When Ziman talks about real estate, particularly the Southern California office market, people listen. He says that one of the reasons he got out of buying and selling commercial buildings is that he felt the market had pretty much peaked. “Cap rates are at all-time historic lows, and pricing just can’t go any higher,” notes Ziman. “I have one more good ten-year-run left in me and I didn’t want it to be with a public company. That’s why AVP was such a unique and appealing opportunity.” Ziman’s latest endeavor operates as a “fund of funds”. With half-a-billion in capital from the nation’s largest public pension funds, AVP finds emerging real estate funds, managed by seasoned investors (not developers), and invests anywhere from $40 to $60 million per fund. The funds, which range from $125 to $350 million, touch real estate projects all over the nation, from Washington D.C. to New York to Dallas. “We are the largest firm in our category in America, with half-a-billion in assets right out of the box,” Ziman says proudly.
People also listen carefully when Ziman talks about his goals for a world-class real estate center. Having served on advisory boards to the nation’s best centers – The Zell/Luire Center for Real Estate at Wharton, the Fisher Center for Real Estate at UC Berkeley, and the Real Estate Institute at New York University – Ziman feels UCLA’s potential is a cut above all others. “Los Angeles has the largest and most diversified economy in America – a critical mass of economic sectors, from manufacturing to high tech to entertainment,” he continues. “The chance for synergy between this huge reservoir of knowledge and such a dynamic economy is unprecedented. Real estate is as much about political and social forces as economic and the Ziman Center, more than any other facility in the country, I feel, can fulfill that imperative.”

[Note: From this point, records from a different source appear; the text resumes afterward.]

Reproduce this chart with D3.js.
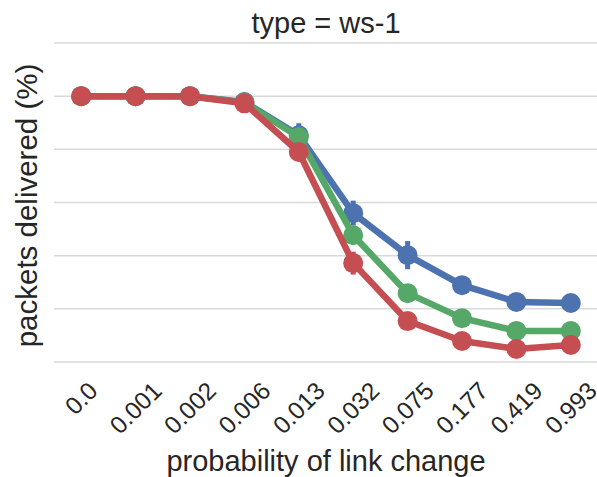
<!DOCTYPE html>
<html>
<head>
<meta charset="utf-8">
<script src="https://cdn.jsdelivr.net/npm/d3@7"></script>
<style>
    body { margin: 0; background: #fff; }
    text { font-family: "Liberation Sans", Arial, sans-serif; fill: #262626; }
</style>
</head>
<body>
<div id="chart"></div>
<script>
// categories (x tick labels)
const probabilities = ["0.0", "0.001", "0.002", "0.006", "0.013", "0.032", "0.075", "0.177", "0.419", "0.993"];

// series values (packets delivered, %)
const blueValues  = [100, 100, 100, 97.8, 85.3, 56.0, 40.2, 28.9, 22.6, 22.2];
const greenValues = [100, 100, 100, 97.6, 84.6, 47.7, 25.9, 16.5, 11.7, 11.7];
const redValues   = [100, 100, 100, 97.3, 79.0, 37.2, 15.4, 7.9, 4.9, 6.4];

// half-width of the error bars (%)
const blueErr  = [0, 0, 0, 0.6, 4.5, 4.7, 5.3, 1.2, 1.0, 1.0];
const greenErr = [0, 0, 0, 0.5, 1.5, 2.5, 1.5, 1.0, 1.0, 1.0];
const redErr   = [0, 0, 0, 0.5, 1.5, 4.3, 1.2, 1.0, 1.0, 1.0];

const yTicks = [0, 20, 40, 60, 80, 100, 120];

const series = [
    { name: "blue",  color: "#4C72B0", values: blueValues,  err: blueErr },
    { name: "green", color: "#55A868", values: greenValues, err: greenErr },
    { name: "red",   color: "#C44E52", values: redValues,   err: redErr }
];

const width = 597, height = 477;
const svg = d3.select("#chart").append("svg")
    .attr("width", width)
    .attr("height", height);

const xScale = d3.scalePoint()
    .domain(probabilities)
    .range([54, 598])
    .padding(0.5);

const yScale = d3.scaleLinear()
    .domain([0, 120])
    .range([362, 43]);

// horizontal grid
svg.append("g")
    .selectAll("line")
    .data(yTicks)
    .join("line")
    .attr("x1", 54)
    .attr("x2", 598)
    .attr("y1", d => yScale(d))
    .attr("y2", d => yScale(d))
    .attr("stroke", "#d9d9d9")
    .attr("stroke-width", 1.5);

const line = d3.line()
    .x((d, i) => xScale(probabilities[i]))
    .y(d => yScale(d));

series.forEach(s => {
    const g = svg.append("g");

    // error bars
    g.selectAll("line.err")
        .data(s.values)
        .join("line")
        .attr("class", "err")
        .attr("x1", (d, i) => xScale(probabilities[i]))
        .attr("x2", (d, i) => xScale(probabilities[i]))
        .attr("y1", (d, i) => yScale(d - s.err[i]))
        .attr("y2", (d, i) => yScale(d + s.err[i]))
        .attr("stroke", s.color)
        .attr("stroke-width", 5);

    g.append("path")
        .datum(s.values)
        .attr("d", line)
        .attr("fill", "none")
        .attr("stroke", s.color)
        .attr("stroke-width", 6.5)
        .attr("stroke-linejoin", "round");

    g.selectAll("circle")
        .data(s.values)
        .join("circle")
        .attr("cx", (d, i) => xScale(probabilities[i]))
        .attr("cy", d => yScale(d))
        .attr("r", 10)
        .attr("fill", s.color);
});

// x tick labels, rotated 45 degrees, centred under the tick
const tickSize = 24.5;
const tickGroup = svg.append("g");
probabilities.forEach(p => {
    const t = tickGroup.append("text")
        .attr("font-size", tickSize)
        .attr("text-anchor", "middle")
        .attr("dominant-baseline", "central")
        .text(p);
    const w = t.node().getComputedTextLength();
    const h = tickSize * 0.72;
    const cy = 380 + (w + h) * 0.7071 / 2;
    t.attr("transform", `translate(${xScale(p)},${cy}) rotate(-45)`);
});

// title
svg.append("text")
    .attr("x", 326)
    .attr("y", 33)
    .attr("text-anchor", "middle")
    .attr("font-size", 29)
    .text("type = ws-1");

// x axis label
svg.append("text")
    .attr("x", 326)
    .attr("y", 471)
    .attr("text-anchor", "middle")
    .attr("font-size", 29)
    .text("probability of link change");

// y axis label
svg.append("text")
    .attr("transform", "translate(37,205.5) rotate(-90)")
    .attr("text-anchor", "middle")
    .attr("font-size", 29.5)
    .text("packets delivered (%)");
</script>
</body>
</html>
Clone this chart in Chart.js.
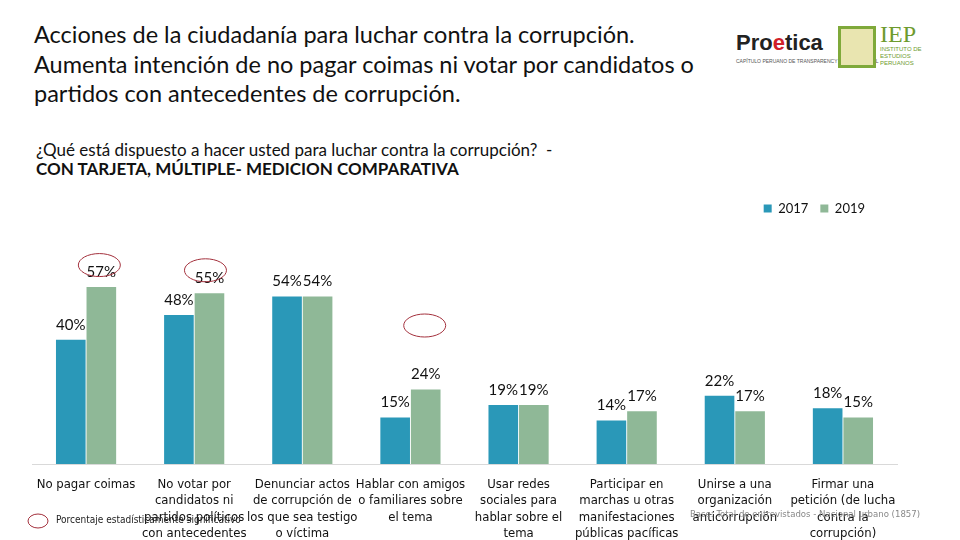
<!DOCTYPE html>
<html lang="es">
<head>
  <meta charset="UTF-8">
  <title>Acciones de la ciudadanía</title>
  <script src="https://cdn.jsdelivr.net/npm/chart.js"></script>
  <style>
    body {
      margin: 0;
      width: 960px;
      height: 540px;
      background: #fff;
      font-family: Lato, sans-serif;
      position: relative;
      overflow: hidden;
    }

    .title {
      position: absolute;
      left: 34px;
      top: 20px;
      font-size: 23.5px;
      line-height: 29.5px;
      color: #111;
    }

    .subtitle {
      position: absolute;
      left: 36px;
      top: 140px;
      font-size: 17px;
      line-height: 19px;
      color: #111;
    }

    .subtitle b { font-weight: bold; }

    .logo-proetica {
      position: absolute;
      left: 736px;
      top: 30px;
      font-family: "Liberation Sans", sans-serif;
      font-weight: bold;
      font-size: 22px;
      color: #222;
    }

    .logo-proetica span { color: #d0202a; }

    .logo-proetica small {
      display: block;
      font-size: 5px;
      font-weight: normal;
      color: #555;
      margin-top: 2px;
    }

    .logo-iep {
      position: absolute;
      left: 838px;
      top: 26px;
      width: 32px;
      height: 36px;
      border: 3px solid #7fa93a;
      background: #e9e5b0;
    }

    .iep-text {
      position: absolute;
      left: 880px;
      top: 22px;
      font-family: "Liberation Serif", serif;
      font-size: 24px;
      color: #6e9b2e;
      line-height: 24px;
    }

    .iep-text small {
      display: block;
      font-family: "Liberation Sans", sans-serif;
      font-size: 6px;
      line-height: 7px;
      color: #6e9b2e;
    }

    #wrap {
      position: absolute;
      left: 0;
      top: 190px;
      width: 960px;
      height: 350px;
    }

    .note {
      position: absolute;
      left: 56px;
      top: 514px;
      font-family: "DejaVu Sans Condensed", sans-serif;
      font-size: 10px;
      color: #222;
    }

    .base {
      position: absolute;
      left: 690px;
      top: 508px;
      font-family: "DejaVu Sans Condensed", sans-serif;
      font-size: 9.5px;
      color: #888;
    }
  </style>
</head>
<body>
  <div class="title">
    Acciones de la ciudadanía para luchar contra la corrupción.<br>
    Aumenta intención de no pagar coimas ni votar por candidatos o<br>
    partidos con antecedentes de corrupción.
  </div>

  <div class="logo-proetica">Pro<span>e</span>tica<small>CAPÍTULO PERUANO DE TRANSPARENCY INTERNATIONAL</small></div>
  <div class="logo-iep"></div>
  <div class="iep-text">IEP<small>INSTITUTO DE<br>ESTUDIOS<br>PERUANOS</small></div>

  <div class="subtitle">
    ¿Qué está dispuesto a hacer usted para luchar contra la corrupción?&nbsp; -<br>
    <b>CON TARJETA, MÚLTIPLE- MEDICION COMPARATIVA</b>
  </div>

  <div id="wrap">
    <canvas id="chart" width="960" height="350"></canvas>
  </div>

  <div class="note">Porcentaje estadísticamente significativo</div>
  <div class="base">Base: Total de entrevistados - Nacional urbano (1857)</div>

  <script>
    const categories = [
      ['No pagar coimas'],
      ['No votar por', 'candidatos ni', 'partidos políticos', 'con antecedentes'],
      ['Denunciar actos', 'de corrupción de', 'los que sea testigo', 'o víctima'],
      ['Hablar con amigos', 'o familiares sobre', 'el tema'],
      ['Usar redes', 'sociales para', 'hablar sobre el', 'tema'],
      ['Participar en', 'marchas u otras', 'manifestaciones', 'públicas pacíficas'],
      ['Unirse a una', 'organización', 'anticorrupción'],
      ['Firmar una', 'petición (de lucha', 'contra la', 'corrupción)']
    ];
    const values2017 = [40, 48, 54, 15, 19, 14, 22, 18];
    const values2019 = [57, 55, 54, 24, 19, 17, 17, 15];
    const seriesNames = ['2017', '2019'];

    const BLUE = '#2a98b8';
    const GREEN = '#8fb897';
    const RED = '#a3303c';

    // value labels above every bar + the red circles that mark significant changes
    const barLabels = {
      id: 'barLabels',
      afterLayout(chart) {
        // nudge the legend a bit to the left, like the original slide
        chart.legend.left -= 20;
        chart.legend.right -= 20;
      },
      afterDatasetsDraw(chart) {
        const ctx = chart.ctx;
        ctx.save();
        ctx.font = '15px Lato, sans-serif';
        ctx.fillStyle = '#111';
        ctx.textAlign = 'center';
        ctx.textBaseline = 'middle';
        chart.data.datasets.forEach((ds, i) => {
          chart.getDatasetMeta(i).data.forEach((bar, j) => {
            ctx.fillText(ds.data[j] + '%', bar.x, bar.y - 15);
          });
        });

        const green = chart.getDatasetMeta(1).data;
        const marks = [[0, -2, -22], [1, -4, -23], [3, -1, -64]];
        ctx.strokeStyle = RED;
        ctx.lineWidth = 1;
        marks.forEach(([idx, dx, dy]) => {
          const b = green[idx];
          ctx.beginPath();
          ctx.ellipse(b.x + dx, b.y + dy, 21, 11.5, 0, 0, Math.PI * 2);
          ctx.stroke();
        });
        // legend mark next to the footnote
        ctx.beginPath();
        ctx.ellipse(38, 331, 10, 7, 0, 0, Math.PI * 2);
        ctx.stroke();
        ctx.restore();
      }
    };

    new Chart(document.getElementById('chart'), {
      type: 'bar',
      data: {
        labels: categories,
        datasets: [
          { label: seriesNames[0], data: values2017, backgroundColor: BLUE },
          { label: seriesNames[1], data: values2019, backgroundColor: GREEN }
        ]
      },
      options: {
        responsive: false,
        animation: false,
        layout: { padding: { left: 32, right: 63, top: 0, bottom: 0 } },
        datasets: {
          bar: { categoryPercentage: 0.565, barPercentage: 0.97 }
        },
        plugins: {
          legend: {
            position: 'top',
            align: 'end',
            labels: {
              boxWidth: 8,
              boxHeight: 8,
              color: '#111',
              font: { family: 'Lato', size: 13 },
              padding: 12
            }
          },
          tooltip: { enabled: false },
          title: { display: false }
        },
        scales: {
          x: {
            grid: { display: false, drawTicks: false },
            border: { display: true, color: '#d9d9d9', width: 1 },
            afterFit(scale) { scale.height = 76; },
            ticks: {
              autoSkip: false,
              maxRotation: 0,
              padding: 12,
              color: '#111',
              font: { family: '"DejaVu Sans Condensed", sans-serif', size: 13, lineHeight: 1.27 }
            }
          },
          y: {
            display: false,
            min: 0,
            max: 77
          }
        }
      },
      plugins: [barLabels]
    });
  </script>
</body>
</html>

Ziman says that spanning campus disciplines and resources was his vision for the Center the moment he became the naming donor; and new relationships with UCLA’s Schools of Law, Architecture, Urban Planning, and Engineering have made good on that goal. Likewise for the Ziman Center’s recent summit on housing, which brought together mayors from around the nation to address the crisis in low-income housing. “The people behind the Ziman Center came within two percent of passing a $1 billion affordable housing bond for voters in the City of Los Angeles,” Ziman reflects. “It’s vital that we engage the politicians who, in the final analysis, will have a great role to play in how real estate impacts our urban centers. Are we up to the challenge? I believe the answer is yes, if the vision begins at institutions like UCLA, working in tandem with business and political leaders to take us to each successive level of innovation.”